Archives commonly feature sites where the material past lies safely petrified or dormant, to be accessed and activated again at a later stage. The archive appears as an elaborate storing system or a container: in his film All the world’s memory (1956), Alain Resnais unsurprisingly compared the French Bibliothèque Nationale to an enduring, inviolable ‘fortress’. However, the discourse (or dream) of permanence is an abstracted one – it leaves aside many important aspects of archives.

Time itself is continuously at work within the archive, slowly yet indefatigably erasing the traces. Despite diligent (but variable) conservation effort, materials age, deteriorate and mutate. It follows that the symbolic contents they preserve are inexorably threatened by ruination; physical degradation may lead to illegibility and disrupt the process of transmission as if to show that the symbolic cannot be divorced from the material. This is especially true of audiovisual archives – too little has been written about the fading pigments of photographs, the warped, yellowing celluloid films, or the ephemerality of some types of paper as they turn to dust.

In this chapter, I consider the film archive in relation to organic (or natural) – rather than historical – time. To consider the materiality of the audiovisual archive implicitly means that we interrogate how the archive passes in and through time, and not simply how it ‘passes on’ (or transmits) past temporalities. This shift of focus bears theoretical as well as practical implications; how can archival theory address the natural time of the archive and issues of transience, illegibility and disappearance? What happens when we begin to think of the archive as an unfinished process?

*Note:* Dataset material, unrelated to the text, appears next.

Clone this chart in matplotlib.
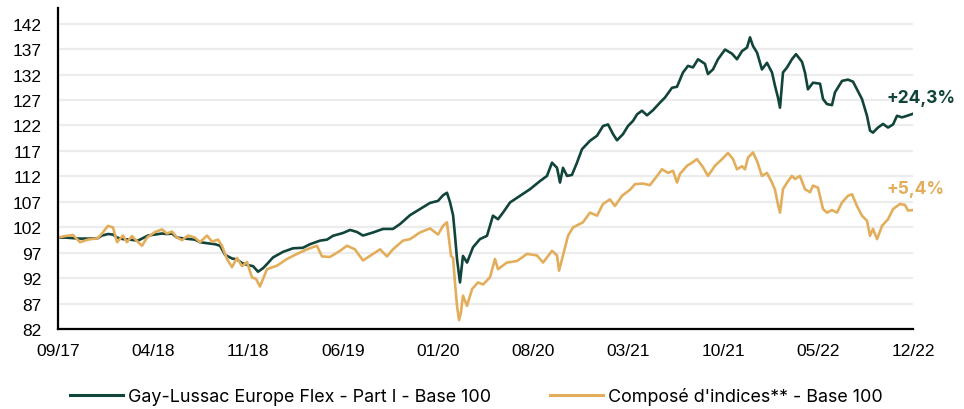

How do we ‘read’ an archive which is falling apart?

In order to consider these questions, my chapter notably offers a dialogue between the work of archival theorists, film theorists and ruin theorists, exploring the affinities between archives and ‘waste-sites’. I engage with a selection of visual artists who have critically and aesthetically concerned themselves with the accidental and organic character of the archive. These include Peter Delpeut (Lyrical Nitrate 1990) and Bill Morrison (Dawson City: Frozen Time 2016; Decasia 2002), two filmmakers who have worked with decomposing footage found in institutional film archives.